A Deputy Minister of Lands and Natural Resources, Mr Benito Owusu -Bio, has underscored the need for the country’s courts to strictly apply the maximum sentence on illegal foreign miners convicted for illegal mining.
He noted that unless the country’s mining laws were fully applied, the Chinese and other foreigners would continue to mine illegally in the country.
He cited the instance where some Chinese who were convicted for illegal mining were fined a paltry GH¢10,000, instead of 300,000 penalty units, equivalent to GH¢3,600,000 as required by the law.
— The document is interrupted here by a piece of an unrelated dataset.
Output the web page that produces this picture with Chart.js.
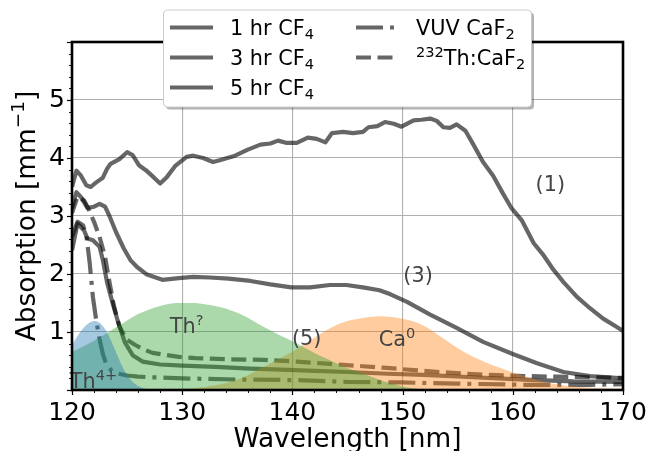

Mr Owusu-Bio expressed those concerns when some members of Volunteers Against Environmental Degradation, an NGO devoted to fighting illegal mining, paid a courtesy call on the Minister of Lands and Natural Resources, Mr John Peter Amewu and his deputy in Kumasi on Sunday.
Mr Owusu-Bio said the Ministry would construct court buildings in mining communities such as Tarkwa, Prestea, Dunkwa and Obuasi, to support the Judiciary, to prosecute mining-related cases.
Commenting on the impact the ban on illegal mining has had on the environment, Mr Owusu-Bio, said the activities of illegal mining had reduced tremendously following the arrest and seizure of mining equipment and machinery by the Operation Vanguard.
He said within a period of a year, over a 1000 arrests had been affected, while about 300 equipment and machinery had been confiscated.
The Deputy Minister assured members of the Volunteers Against Environmental Degradation that when the Ministry begins recruiting mining inspectors and monitors, they would be considered in view of their dedication and commitments to fighting the menace.
Mr Owusu-Bio said the Ministry remained resolute in ending the menace of gaalamsey and assured that when the government finally lifted the moratorium on small- scale mining, it would continue monitoring and arresting perpetrators until the practice was completely eliminated.
He said government was putting the necessary structures in place to implement the alternative livelihoods programme and asked those affected by the ban to exercise patience.